Aujourd’hui, je repense aux balades quotidiennes que nous avons faites en Irlande. En silence ou à échanger, avec Simon, sur toutes ces interrogations. L’expérience de vivre et voyager en travaillant sans gagner d’argent mais avec l’assurance du gîte, du couvert et d’un rapport à l’autre si différent. Être coupée de sa famille et de ses amis, s’en remettre à soi-même ou à sa moitié pour tout ce qui nous trotte dans la tête. Jamais je n’avais eu le temps de faire cela. Jamais je n’ai pu être aussi libre de mes choix d’avenir, de ce que je souhaite et surtout de ce que je ne souhaite plus.
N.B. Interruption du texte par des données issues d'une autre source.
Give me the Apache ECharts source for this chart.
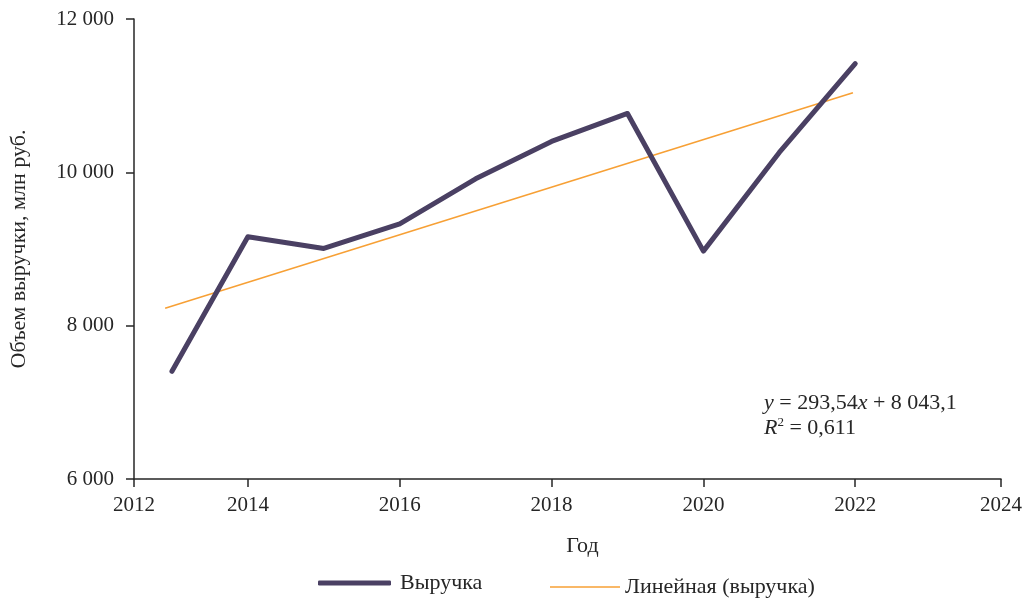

De nos 3 mois de voyage je retiens bien sûr des milliers d’images, des dizaines de rencontres, des pensées alternatives, des jolis villages anglais emplis de bow-windows, des personnages aux allures improbables, l’odeur du feu de tourbe dans les pubs, du vert, partout du vert, celui de l’herbe, des collines, des montagnes, et puis des moutons, des paysages désolés et grandioses, la mer, omniprésente, la météo imprévisible, de longues randonnées presque pas balisées, des bourgades multicolores, des hôtes d’une gentillesse inouïe, des routes complètement défoncées, encore des moutons en plein milieu de la route, des erreurs de compréhension en anglais, les progrès réalisés pour s’exprimer aussi, grâce aux cours pris à Brighton notamment, la fondue suisse dégustée en compagnie d’un Écossais venu vivre en Irlande, la découverte de la nourriture anglo-saxonne, bien meilleure qu’on veut nous faire croire, les milliers de murs de pierre irlandais, le soleil qui ne grimpe jamais bien haut et se couche à 16h, les rafales de vent sur la plage, la beauté, partout, d’une nature encore préservée, la solitude aussi. Je pourrai écrire et décrire sans fin ce que nous avons vu et vécu et l’ai d’ailleurs déjà fait à nombreuses reprises sur ce blog. Mais ce que je voulais vous dire aujourd’hui c’est que ces trois derniers mois m’ont surtout permis de poser mon esprit et de redevenir maître de mes pensées et de mes décisions. J’apprends peu à peu à me rendre plus disponible dans l’échange avec autrui, écouter et être attentive. Attentive aux autres et à moi aussi, pour éviter de me laisser embarquer dans un nouveau train de vie qui ne me satisferait pas. Nous avons tous intérêt à nous poser ces questions, à prendre le temps de le faire, à vivre cela tout simplement. Et je ne peux que vous souhaiter d’en faire le choix. L’expérience a bel et bien démarré pour moi.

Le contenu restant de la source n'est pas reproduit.